Florian_K · July 31, 2017, 10:55am

In an approx. 60 hour run with EEE disabled during kernel boot in our image over the weekend the issue did not occur again. I can run the same script with your image v2.7b3 with EEE disabled in u-boot as well over night till tomorrow morning (approx. 12 hours).

Florian_K · July 31, 2017, 12:50pm

I create new question specific to the user space link establishment issue.

marcel.tx · August 8, 2017, 2:39pm

It turns out that the current PCIe reset implementation in the PCIe board init function is not quite working reliably due to PCIe reset timing violations. Fix this by overriding the tegra_pcie_board_port_reset() function.

Please find resp. patches on our U-Boot -next branch.

Florian_K · August 10, 2017, 8:45am

Great. Thanks a lot for the patch. Does this patch fix issue on the linux (kernel/user) level as well? (related forum question)

marcel.tx · August 10, 2017, 8:54am

I guess that depends. Most possibly yes should one already bring up the link in U-Boot. However a regular boot won’t do that. I’m actually working on an improved solution for Linux as well and will update resp. thread shortly.

BTW: Please note that my -next stuff already went through multiple iterations with the latest one dating back to yesterday evening.

Florian_K · August 10, 2017, 11:48am

Ok. We will figure it out either way when we run the tests again.

marcel.tx · August 10, 2017, 11:50am

I’m in the final stages of testing and will commit the Linux kernel part soon as well.

Florian_K · August 10, 2017, 12:09pm

Great.
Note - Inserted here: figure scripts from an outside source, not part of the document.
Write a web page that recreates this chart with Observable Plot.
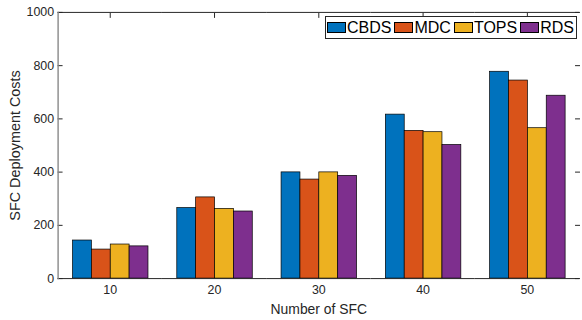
<!DOCTYPE html>
<html><head><meta charset="utf-8">
<script src="https://cdn.jsdelivr.net/npm/d3@7"></script>
<script src="https://cdn.jsdelivr.net/npm/@observablehq/plot@0.6"></script>
<style>
body{margin:0;background:#fff;}
#wrap{position:relative;width:582px;height:320px;overflow:hidden;background:#fff;}
#legend{position:absolute;left:325px;top:16px;width:252px;height:23px;border:1px solid #262626;box-sizing:border-box;background:#fff;display:flex;align-items:center;font:16px "Liberation Sans",Arial,sans-serif;color:#000;white-space:nowrap}
.item{display:flex;align-items:center;margin-left:3px}
.item:first-child{margin-left:1px}
.sw{display:inline-block;width:19px;height:11px;border:1px solid #000;box-sizing:border-box;margin-right:1px}
</style></head><body><div id="wrap"></div>
<script>
const groups = [10, 20, 30, 40, 50];
const methods = ["CBDS", "MDC", "TOPS", "RDS"];
const CBDS = [143, 265, 399, 616, 777];
const MDC = [109, 305, 372, 555, 744];
const TOPS = [128, 262, 399, 550, 565];
const RDS = [121, 252, 386, 502, 687];
const colors = ["#0072BD", "#D95319", "#EDB120", "#7E2F8E"];
const yTicks = [0, 200, 400, 600, 800, 1000];

const series = [CBDS, MDC, TOPS, RDS];
const data = groups.flatMap((g, i) => methods.map((m, j) => ({n: g, method: m, value: series[j][i]})));

const chart = Plot.plot({
  width: 586, height: 320,
  marginLeft: 57, marginRight: 2, marginTop: 12, marginBottom: 40,
  style: {fontFamily: '"Liberation Sans", Arial, sans-serif', fontSize: "12px", color: "#262626", background: "white"},
  fx: {domain: groups, padding: 0, axis: null},
  x: {domain: methods, paddingInner: 0, paddingOuter: 0.75, axis: null},
  y: {domain: [0, 1000], axis: null},
  color: {domain: methods, range: colors},
  marks: [
    Plot.barY(data, {fx: "n", x: "method", y: "value", fill: "method", stroke: "#000", strokeWidth: 0.7}),
    Plot.ruleY([0], {stroke: "#262626", strokeWidth: 1}),
    Plot.ruleY([1000], {stroke: "#262626", strokeWidth: 1}),
    Plot.axisY(yTicks, {anchor: "left", tickSize: 0, tickPadding: 4, fontSize: 12.5, tickFormat: d => String(d), label: null}),
    Plot.axisY(yTicks, {anchor: "left", tickSize: 5, dx: 5, stroke: "#262626", tickFormat: () => "", fontSize: 14.5, label: "SFC Deployment Costs", labelAnchor: "center", labelOffset: 49, labelArrow: "none"}),
    Plot.axisY(yTicks, {anchor: "right", tickSize: 5, dx: -5, stroke: "#262626", tickFormat: () => "", label: null}),
    Plot.axisFx({anchor: "top", tickSize: 5, dy: 5, stroke: "#262626", tickFormat: () => "", label: null}),
    Plot.axisFx({anchor: "bottom", tickSize: 0, tickPadding: 7, fontSize: 12.5, tickFormat: d => String(d), label: null}),
    Plot.axisFx({anchor: "bottom", tickSize: 0, tickFormat: () => "", fontSize: 14, label: "Number of SFC", labelAnchor: "center", labelOffset: 36}),
    Plot.frame({anchor: "left", facetAnchor: "left", stroke: "#888", strokeWidth: 1.4})
  ]
});
const wrap = document.getElementById("wrap");
wrap.appendChild(chart);
const legend = document.createElement("div");
legend.id = "legend";
methods.forEach((m, j) => {
  const it = document.createElement("span");
  it.className = "item";
  const sw = document.createElement("span");
  sw.className = "sw";
  sw.style.background = colors[j];
  it.appendChild(sw);
  it.appendChild(document.createTextNode(m));
  legend.appendChild(it);
});
wrap.appendChild(legend);
</script></body></html>
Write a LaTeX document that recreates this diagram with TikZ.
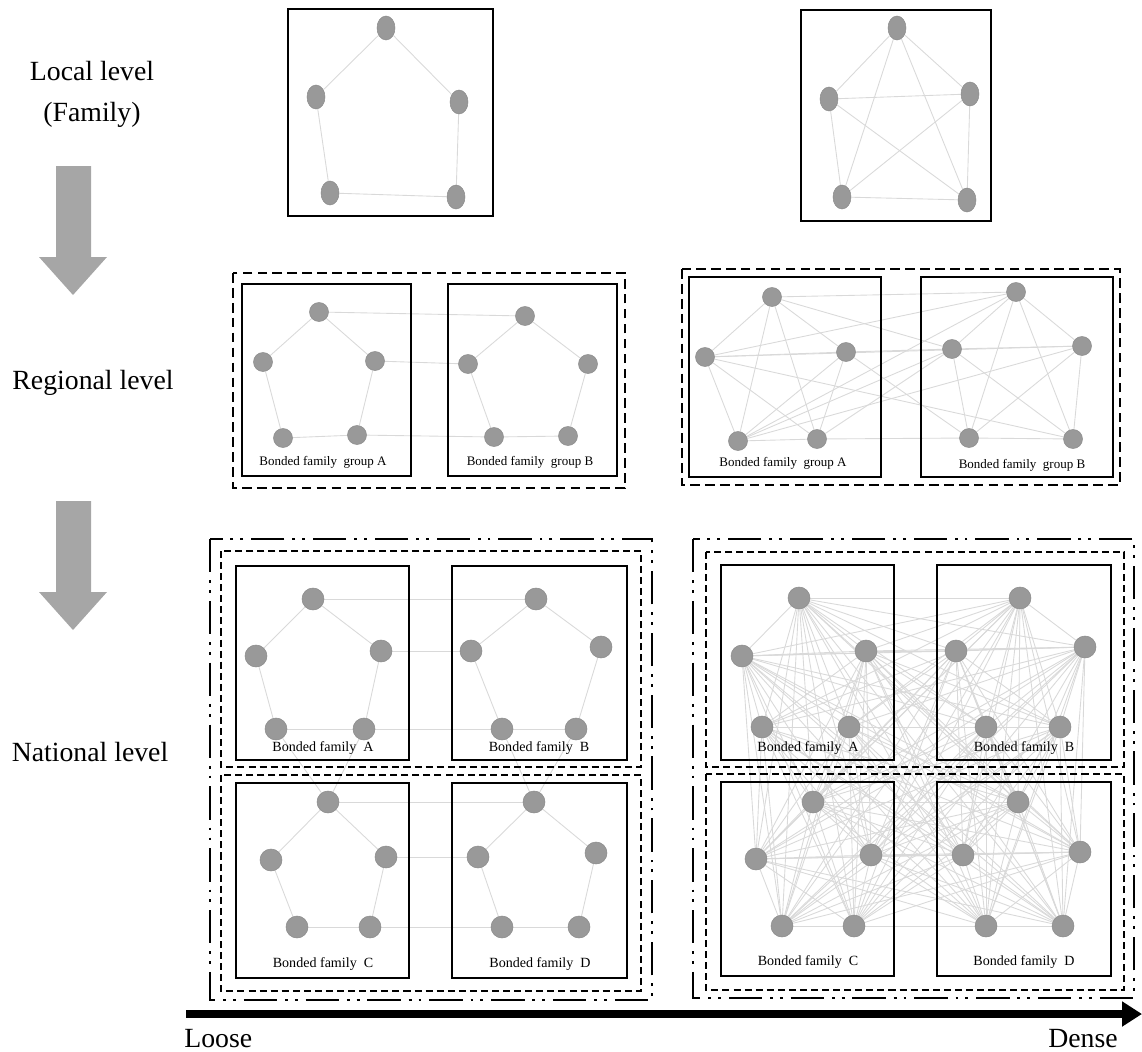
\documentclass[tikz,border=0pt]{standalone}
\usepackage{fontspec}
\setmainfont{Liberation Serif}
\usepackage{xcolor}
\usepackage{tikz}
\usetikzlibrary{arrows.meta,positioning,shapes.geometric,backgrounds}

\definecolor{nodegray}{HTML}{999999}
\definecolor{rimgray}{HTML}{8C8C8C}
\definecolor{edgegray}{HTML}{D9D9D9}
\definecolor{arrowgray}{HTML}{A6A6A6}

\begin{document}
\begin{tikzpicture}[x=0.02cm,y=-0.02cm,
  dot/.style={circle,fill=nodegray,draw=rimgray,line width=0.3pt,inner sep=0pt,minimum size=#1},
  egg/.style={ellipse,fill=nodegray,draw=rimgray,line width=0.3pt,inner sep=0pt,minimum width=0.36cm,minimum height=0.48cm},
  edge/.style={draw=edgegray,line width=0.5pt},
  frame/.style={draw=black,line width=1.6pt},
  grpbox/.style={draw=black,line width=1.6pt,dash pattern=on 5.5pt off 3pt},
  pairbox/.style={draw=black,line width=1pt,dash pattern=on 4pt off 2.3pt},
  nationbox/.style={draw=black,line width=1.6pt,dash pattern=on 19pt off 4.5pt on 1.6pt off 4pt on 1.6pt off 4.5pt},
  lvl/.style={font=\fontsize{15.8}{19}\selectfont,inner sep=0pt},
  tag/.style={font=\fontsize{8}{9}\selectfont,inner sep=0pt},
  tagsm/.style={font=\fontsize{7.4}{9}\selectfont,inner sep=0pt}]
\useasboundingbox (0,0) rectangle (1142,1051);

% level names
\node[lvl,anchor=base] (local) at (92,81) {Local level};
\node[lvl,anchor=base] (family) at (92,121) {(Family)};
\node[lvl,anchor=base] (regional) at (93,389) {Regional level};
\node[lvl,anchor=base] (national) at (90,761) {National level};

% grey arrows between levels
\foreach \t in {166,501}{
  \fill[arrowgray] (56,\t) -- (91,\t) -- (91,\t+91) -- (107,\t+91) -- (73,\t+129)
    -- (39,\t+91) -- (56,\t+91) -- cycle;
}

% local level
\draw[frame] (288,9) rectangle (493,216);
\draw[frame] (801,10) rectangle (991,221);
\foreach \n/\x/\y in {L1/386/28,L2/316/97,L3/459/102,L4/330/193,L5/456/197,
                      D1/897/28,D2/829/99,D3/970/94,D4/842/197,D5/967/200}{
  \node[egg] (\n) at (\x,\y) {};
}

% regional level
\draw[grpbox] (233,273) rectangle (625,488);
\draw[frame] (242,284) rectangle (411,476);
\draw[frame] (448,284) rectangle (617,476);
\draw[grpbox] (682,269) rectangle (1120,485);
\draw[frame] (689,277) rectangle (881,477);
\draw[frame] (921,277) rectangle (1113,477);
\foreach \n/\x/\y in {ra1/319/312,ra2/263/362,ra3/375/361,ra4/283/438,ra5/357/435,
                      rb1/525/316,rb2/468/364,rb3/588/364,rb4/494/437,rb5/568/436,
                      sa1/772/297,sa2/705/357,sa3/846/352,sa4/738/441,sa5/817/439,
                      sb1/1016/292,sb2/952/349,sb3/1082/346,sb4/969/438,sb5/1073/439}{
  \node[dot=0.38cm] (\n) at (\x,\y) {};
}
\node[tagsm] (labra) at (323,462) {Bonded family~ group A};
\node[tagsm] (labrb) at (530,462) {Bonded family~ group B};
\node[tagsm] (labsa) at (783,463) {Bonded family~ group A};
\node[tagsm] (labsb) at (1022,465) {Bonded family~ group B};

% national level
\draw[nationbox] (210,539) rectangle (652,1000);
\draw[pairbox] (221,551) rectangle (641,767);
\draw[pairbox] (221,775) rectangle (641,991);
\draw[nationbox] (693,539) rectangle (1134,998);
\draw[pairbox] (706,552) rectangle (1124,767);
\draw[pairbox] (706,774) rectangle (1124,990);
\foreach \xa/\xb/\ya/\yb in {236/409/566/760,452/627/566/760,236/409/783/978,452/627/783/978,
                             721/894/565/760,937/1111/565/760,721/894/782/976,937/1111/782/976}{
  \draw[frame] (\xa,\ya) rectangle (\xb,\yb);
}
\foreach \n/\x/\y in {na1/313/599,na2/256/656,na3/381/651,na4/276/729,na5/364/729,
                      nb1/536/599,nb2/471/651,nb3/601/647,nb4/502/729,nb5/576/729,
                      nc1/328/802,nc2/271/860,nc3/386/857,nc4/297/927,nc5/370/927,
                      nd1/534/802,nd2/478/857,nd3/596/853,nd4/502/927,nd5/579/927,
                      d1/799/598,d2/742/656,d3/866/651,d4/762/727,d5/849/727,
                      d6/1020/598,d7/956/651,d8/1085/647,d9/986/727,d10/1060/727,
                      d11/813/802,d12/756/859,d13/871/855,d14/782/926,d15/854/926,
                      d16/1018/802,d17/963/855,d18/1080/852,d19/986/926,d20/1063/926}{
  \node[dot=0.44cm] (\n) at (\x,\y) {};
}
\node[tag] (labna) at (323,748) {Bonded family~ A};
\node[tag] (labnb) at (539,748) {Bonded family~ B};
\node[tag] (labnc) at (323,964) {Bonded family~ C};
\node[tag] (labnd) at (540,964) {Bonded family~ D};
\node[tag] (labda) at (808,748) {Bonded family~ A};
\node[tag] (labdb) at (1024,748) {Bonded family~ B};
\node[tag] (labdc) at (808,962) {Bonded family~ C};
\node[tag] (labdd) at (1024,962) {Bonded family~ D};

% ties, kept behind the dots and frames
\begin{pgfonlayer}{background}
  \foreach \p in {L,ra,rb,na,nb,nc,nd}{
    \foreach \i/\j in {1/2,1/3,2/4,3/5,4/5} \draw[edge] (\p\i) -- (\p\j);
  }
  \foreach \p in {D,sa,sb}{
    \foreach \i/\j in {1/2,1/3,1/4,1/5,2/3,2/4,2/5,3/4,3/5,4/5} \draw[edge] (\p\i) -- (\p\j);
  }
  \foreach \a/\b in {ra1/rb1,ra3/rb2,ra5/rb4,
                     na1/nb1,na3/nb2,na5/nb4,nc1/nd1,nc3/nd2,nc5/nd4,
                     na4/nc1,na5/nc1,nb4/nd1,nb5/nd1,
                     sa1/sb1,sa1/sb2,sa2/sb1,sa2/sb3,sa3/sb2,sa2/sb5,sa3/sb4,
                     sa4/sb1,sa4/sb2,sa4/sb3,sa5/sb4,sa5/sb2}{
    \draw[edge] (\a) -- (\b);
  }
  \foreach \i in {1,...,19}{
    \pgfmathtruncatemacro{\k}{\i+1}
    \foreach \j in {\k,...,20} \draw[edge] (d\i) -- (d\j);
  }
\end{pgfonlayer}

% loose -> dense axis
\coordinate (axstart) at (186,1014);
\coordinate (axend) at (1142,1014);
\draw[line width=4.5pt,-{Triangle[length=0.4cm,width=0.48cm]}] (axstart) -- (axend);
\node[lvl,anchor=base west] (loose) at (184,1047) {Loose};
\node[lvl,anchor=base east] (dense) at (1118,1047) {Dense};
\end{tikzpicture}
\end{document}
Thanks.

Florian_K · August 10, 2017, 12:43pm

What do you mean with “Also allow optionally bringing up the PCIe switch as found on the Apalis Evaluation board. Note however that the Apalis PCIe port is also left disabled in the device tree by default.” in the commit message of the bugfix in u-boot exactly?

marcel.tx · August 10, 2017, 1:36pm

It means exactly that. One may optionally bring up the PCIe switch also in U-Boot if desired/required or whatever. But regular booting does not require any of that and in fact regular booting actually does not touch PCIe at all. Basically unless one explicitly does pci enum PCIe won’t be touched.